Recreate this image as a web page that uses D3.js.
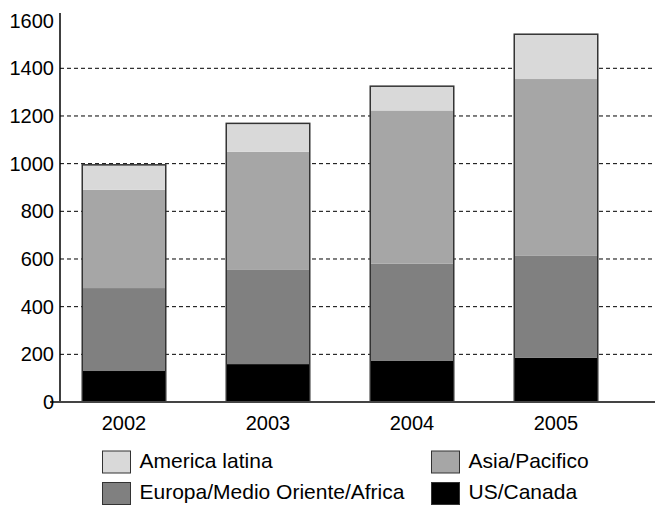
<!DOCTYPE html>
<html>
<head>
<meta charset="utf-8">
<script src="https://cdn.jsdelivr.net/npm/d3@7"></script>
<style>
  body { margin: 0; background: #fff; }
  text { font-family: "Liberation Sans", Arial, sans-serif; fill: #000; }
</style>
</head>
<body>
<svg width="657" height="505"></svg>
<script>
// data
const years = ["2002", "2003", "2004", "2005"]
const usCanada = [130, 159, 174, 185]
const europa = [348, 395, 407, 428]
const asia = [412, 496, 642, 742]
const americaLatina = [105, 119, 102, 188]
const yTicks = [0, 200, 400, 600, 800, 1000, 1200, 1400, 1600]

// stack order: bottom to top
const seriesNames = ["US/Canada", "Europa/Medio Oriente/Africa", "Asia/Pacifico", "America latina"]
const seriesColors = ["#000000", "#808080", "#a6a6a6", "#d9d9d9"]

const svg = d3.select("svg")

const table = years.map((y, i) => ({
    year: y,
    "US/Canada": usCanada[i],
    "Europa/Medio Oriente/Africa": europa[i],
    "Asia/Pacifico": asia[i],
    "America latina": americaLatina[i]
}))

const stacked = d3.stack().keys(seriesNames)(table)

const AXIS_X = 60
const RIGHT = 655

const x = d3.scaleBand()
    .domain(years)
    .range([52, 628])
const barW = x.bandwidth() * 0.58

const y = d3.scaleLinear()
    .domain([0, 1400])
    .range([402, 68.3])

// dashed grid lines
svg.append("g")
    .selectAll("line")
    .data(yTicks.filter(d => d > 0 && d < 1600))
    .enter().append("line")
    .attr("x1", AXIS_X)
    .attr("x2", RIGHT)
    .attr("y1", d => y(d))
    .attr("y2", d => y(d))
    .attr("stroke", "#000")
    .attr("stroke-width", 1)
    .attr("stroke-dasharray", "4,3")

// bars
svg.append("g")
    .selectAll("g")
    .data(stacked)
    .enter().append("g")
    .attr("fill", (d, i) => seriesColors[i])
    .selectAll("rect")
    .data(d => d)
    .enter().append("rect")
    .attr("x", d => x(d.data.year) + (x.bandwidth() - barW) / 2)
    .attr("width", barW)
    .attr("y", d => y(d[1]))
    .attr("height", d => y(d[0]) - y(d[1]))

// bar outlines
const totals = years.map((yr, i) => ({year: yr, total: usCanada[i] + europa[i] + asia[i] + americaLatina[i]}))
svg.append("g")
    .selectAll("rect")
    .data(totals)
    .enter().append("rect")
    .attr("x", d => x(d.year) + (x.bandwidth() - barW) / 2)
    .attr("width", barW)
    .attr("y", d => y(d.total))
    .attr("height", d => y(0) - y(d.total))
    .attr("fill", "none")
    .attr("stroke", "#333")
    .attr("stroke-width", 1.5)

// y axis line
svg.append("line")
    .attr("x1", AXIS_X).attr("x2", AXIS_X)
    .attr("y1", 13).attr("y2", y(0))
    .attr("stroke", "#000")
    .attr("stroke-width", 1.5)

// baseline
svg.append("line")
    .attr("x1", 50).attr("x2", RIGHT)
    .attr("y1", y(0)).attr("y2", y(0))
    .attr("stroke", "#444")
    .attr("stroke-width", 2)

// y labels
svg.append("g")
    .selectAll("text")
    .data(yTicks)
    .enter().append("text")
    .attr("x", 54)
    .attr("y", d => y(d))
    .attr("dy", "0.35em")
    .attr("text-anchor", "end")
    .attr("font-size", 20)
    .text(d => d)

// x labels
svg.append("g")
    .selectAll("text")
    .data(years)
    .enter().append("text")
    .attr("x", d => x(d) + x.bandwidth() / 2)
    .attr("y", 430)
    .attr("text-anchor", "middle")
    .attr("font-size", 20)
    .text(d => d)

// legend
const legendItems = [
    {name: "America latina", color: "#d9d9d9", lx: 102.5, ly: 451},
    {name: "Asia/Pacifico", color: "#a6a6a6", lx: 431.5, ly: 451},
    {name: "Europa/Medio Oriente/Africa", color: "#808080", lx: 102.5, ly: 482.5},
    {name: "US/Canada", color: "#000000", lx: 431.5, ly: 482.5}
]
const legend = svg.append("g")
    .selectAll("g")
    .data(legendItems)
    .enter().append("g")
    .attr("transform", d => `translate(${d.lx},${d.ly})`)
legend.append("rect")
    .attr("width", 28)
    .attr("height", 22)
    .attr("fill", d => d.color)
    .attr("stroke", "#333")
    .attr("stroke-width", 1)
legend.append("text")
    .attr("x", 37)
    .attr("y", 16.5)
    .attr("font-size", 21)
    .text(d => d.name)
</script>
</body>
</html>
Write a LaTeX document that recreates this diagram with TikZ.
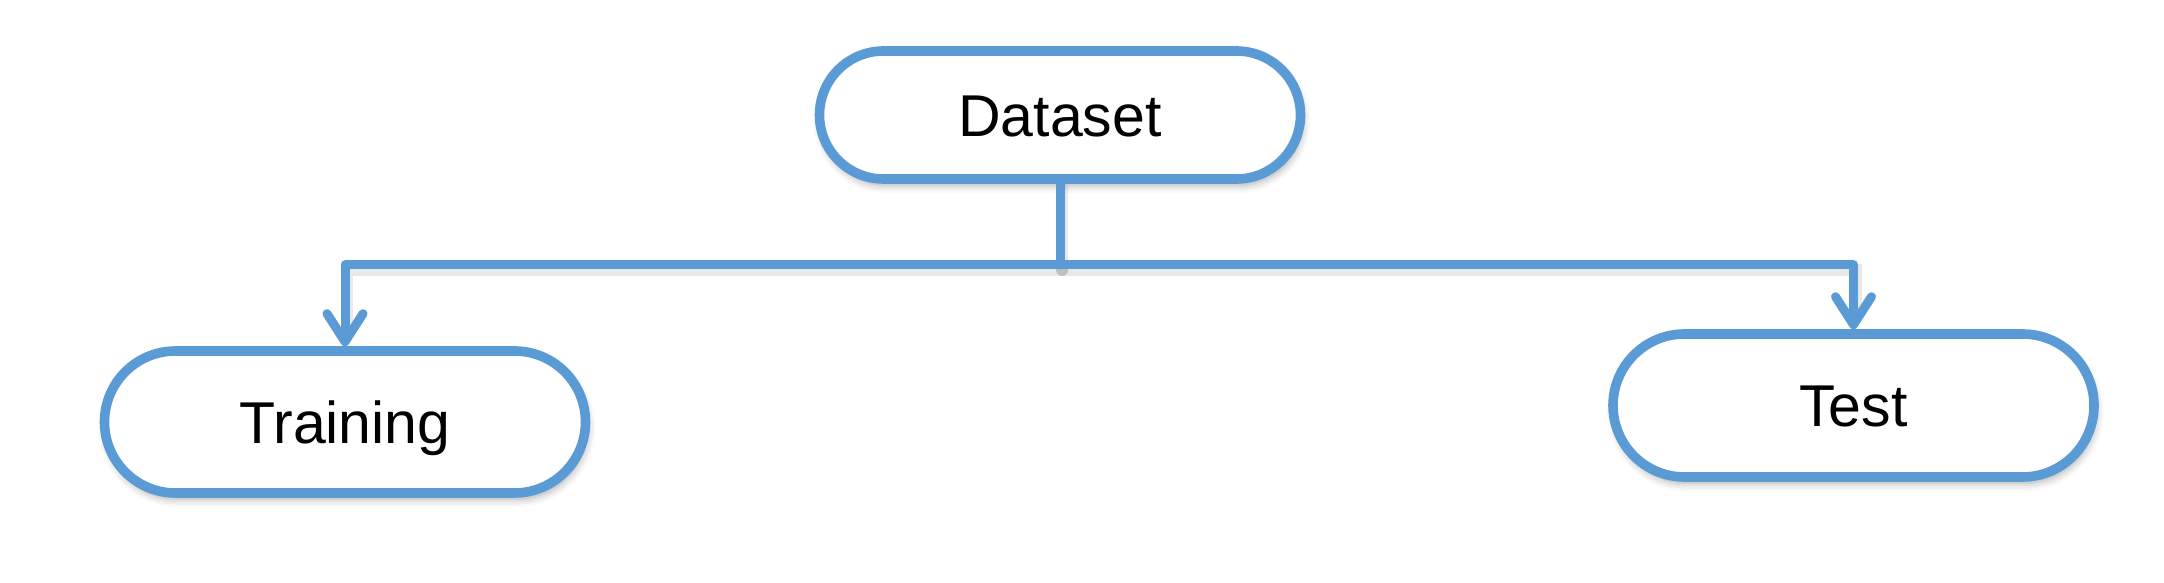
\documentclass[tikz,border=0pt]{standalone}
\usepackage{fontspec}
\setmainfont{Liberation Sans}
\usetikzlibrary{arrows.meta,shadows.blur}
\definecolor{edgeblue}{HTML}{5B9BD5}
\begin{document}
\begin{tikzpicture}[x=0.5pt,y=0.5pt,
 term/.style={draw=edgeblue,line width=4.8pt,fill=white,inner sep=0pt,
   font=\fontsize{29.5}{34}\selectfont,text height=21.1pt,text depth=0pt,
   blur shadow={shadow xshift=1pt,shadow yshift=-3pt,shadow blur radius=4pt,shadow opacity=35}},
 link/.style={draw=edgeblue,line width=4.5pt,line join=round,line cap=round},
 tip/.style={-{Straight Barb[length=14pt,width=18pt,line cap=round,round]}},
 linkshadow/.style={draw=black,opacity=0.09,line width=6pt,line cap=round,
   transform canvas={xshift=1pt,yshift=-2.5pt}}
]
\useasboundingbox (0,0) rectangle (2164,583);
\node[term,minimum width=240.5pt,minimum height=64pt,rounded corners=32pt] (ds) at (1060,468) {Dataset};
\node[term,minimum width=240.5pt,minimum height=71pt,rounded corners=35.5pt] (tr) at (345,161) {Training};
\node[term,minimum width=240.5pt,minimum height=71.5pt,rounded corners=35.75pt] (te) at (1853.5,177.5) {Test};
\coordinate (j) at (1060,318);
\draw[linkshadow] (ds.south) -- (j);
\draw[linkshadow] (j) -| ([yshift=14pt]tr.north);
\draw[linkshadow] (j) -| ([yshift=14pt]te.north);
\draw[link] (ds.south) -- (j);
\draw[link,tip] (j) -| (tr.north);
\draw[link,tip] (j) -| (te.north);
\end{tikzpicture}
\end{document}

────────────────────

SHORT TASK: Quote every entry exactly, with the pictures omitted.

ANSWER TO THIS TASK:
Recreate this image as a web page that uses D3.js.
<!DOCTYPE html>
<html>
<head>
<meta charset="utf-8">
<script src="https://cdn.jsdelivr.net/npm/d3@7"></script>
<style>
  body { margin: 0; background: #fff; }
  text { font-family: "Liberation Sans", Arial, sans-serif; fill: #000; }
</style>
</head>
<body>
<svg width="657" height="505"></svg>
<script>
// data
const years = ["2002", "2003", "2004", "2005"]
const usCanada = [130, 159, 174, 185]
const europa = [348, 395, 407, 428]
const asia = [412, 496, 642, 742]
const americaLatina = [105, 119, 102, 188]
const yTicks = [0, 200, 400, 600, 800, 1000, 1200, 1400, 1600]

// stack order: bottom to top
const seriesNames = ["US/Canada", "Europa/Medio Oriente/Africa", "Asia/Pacifico", "America latina"]
const seriesColors = ["#000000", "#808080", "#a6a6a6", "#d9d9d9"]

const svg = d3.select("svg")

const table = years.map((y, i) => ({
    year: y,
    "US/Canada": usCanada[i],
    "Europa/Medio Oriente/Africa": europa[i],
    "Asia/Pacifico": asia[i],
    "America latina": americaLatina[i]
}))

const stacked = d3.stack().keys(seriesNames)(table)

const AXIS_X = 60
const RIGHT = 655

const x = d3.scaleBand()
    .domain(years)
    .range([52, 628])
const barW = x.bandwidth() * 0.58

const y = d3.scaleLinear()
    .domain([0, 1400])
    .range([402, 68.3])

// dashed grid lines
svg.append("g")
    .selectAll("line")
    .data(yTicks.filter(d => d > 0 && d < 1600))
    .enter().append("line")
    .attr("x1", AXIS_X)
    .attr("x2", RIGHT)
    .attr("y1", d => y(d))
    .attr("y2", d => y(d))
    .attr("stroke", "#000")
    .attr("stroke-width", 1)
    .attr("stroke-dasharray", "4,3")

// bars
svg.append("g")
    .selectAll("g")
    .data(stacked)
    .enter().append("g")
    .attr("fill", (d, i) => seriesColors[i])
    .selectAll("rect")
    .data(d => d)
    .enter().append("rect")
    .attr("x", d => x(d.data.year) + (x.bandwidth() - barW) / 2)
    .attr("width", barW)
    .attr("y", d => y(d[1]))
    .attr("height", d => y(d[0]) - y(d[1]))

// bar outlines
const totals = years.map((yr, i) => ({year: yr, total: usCanada[i] + europa[i] + asia[i] + americaLatina[i]}))
svg.append("g")
    .selectAll("rect")
    .data(totals)
    .enter().append("rect")
    .attr("x", d => x(d.year) + (x.bandwidth() - barW) / 2)
    .attr("width", barW)
    .attr("y", d => y(d.total))
    .attr("height", d => y(0) - y(d.total))
    .attr("fill", "none")
    .attr("stroke", "#333")
    .attr("stroke-width", 1.5)

// y axis line
svg.append("line")
    .attr("x1", AXIS_X).attr("x2", AXIS_X)
    .attr("y1", 13).attr("y2", y(0))
    .attr("stroke", "#000")
    .attr("stroke-width", 1.5)

// baseline
svg.append("line")
    .attr("x1", 50).attr("x2", RIGHT)
    .attr("y1", y(0)).attr("y2", y(0))
    .attr("stroke", "#444")
    .attr("stroke-width", 2)

// y labels
svg.append("g")
    .selectAll("text")
    .data(yTicks)
    .enter().append("text")
    .attr("x", 54)
    .attr("y", d => y(d))
    .attr("dy", "0.35em")
    .attr("text-anchor", "end")
    .attr("font-size", 20)
    .text(d => d)

// x labels
svg.append("g")
    .selectAll("text")
    .data(years)
    .enter().append("text")
    .attr("x", d => x(d) + x.bandwidth() / 2)
    .attr("y", 430)
    .attr("text-anchor", "middle")
    .attr("font-size", 20)
    .text(d => d)

// legend
const legendItems = [
    {name: "America latina", color: "#d9d9d9", lx: 102.5, ly: 451},
    {name: "Asia/Pacifico", color: "#a6a6a6", lx: 431.5, ly: 451},
    {name: "Europa/Medio Oriente/Africa", color: "#808080", lx: 102.5, ly: 482.5},
    {name: "US/Canada", color: "#000000", lx: 431.5, ly: 482.5}
]
const legend = svg.append("g")
    .selectAll("g")
    .data(legendItems)
    .enter().append("g")
    .attr("transform", d => `translate(${d.lx},${d.ly})`)
legend.append("rect")
    .attr("width", 28)
    .attr("height", 22)
    .attr("fill", d => d.color)
    .attr("stroke", "#333")
    .attr("stroke-width", 1)
legend.append("text")
    .attr("x", 37)
    .attr("y", 16.5)
    .attr("font-size", 21)
    .text(d => d.name)
</script>
</body>
</html>
Write a LaTeX document that recreates this diagram with TikZ.
\documentclass[tikz,border=0pt]{standalone}
\usepackage{fontspec}
\setmainfont{Liberation Sans}
\usetikzlibrary{arrows.meta,shadows.blur}
\definecolor{edgeblue}{HTML}{5B9BD5}
\begin{document}
\begin{tikzpicture}[x=0.5pt,y=0.5pt,
 term/.style={draw=edgeblue,line width=4.8pt,fill=white,inner sep=0pt,
   font=\fontsize{29.5}{34}\selectfont,text height=21.1pt,text depth=0pt,
   blur shadow={shadow xshift=1pt,shadow yshift=-3pt,shadow blur radius=4pt,shadow opacity=35}},
 link/.style={draw=edgeblue,line width=4.5pt,line join=round,line cap=round},
 tip/.style={-{Straight Barb[length=14pt,width=18pt,line cap=round,round]}},
 linkshadow/.style={draw=black,opacity=0.09,line width=6pt,line cap=round,
   transform canvas={xshift=1pt,yshift=-2.5pt}}
]
\useasboundingbox (0,0) rectangle (2164,583);
\node[term,minimum width=240.5pt,minimum height=64pt,rounded corners=32pt] (ds) at (1060,468) {Dataset};
\node[term,minimum width=240.5pt,minimum height=71pt,rounded corners=35.5pt] (tr) at (345,161) {Training};
\node[term,minimum width=240.5pt,minimum height=71.5pt,rounded corners=35.75pt] (te) at (1853.5,177.5) {Test};
\coordinate (j) at (1060,318);
\draw[linkshadow] (ds.south) -- (j);
\draw[linkshadow] (j) -| ([yshift=14pt]tr.north);
\draw[linkshadow] (j) -| ([yshift=14pt]te.north);
\draw[link] (ds.south) -- (j);
\draw[link,tip] (j) -| (tr.north);
\draw[link,tip] (j) -| (te.north);
\end{tikzpicture}
\end{document}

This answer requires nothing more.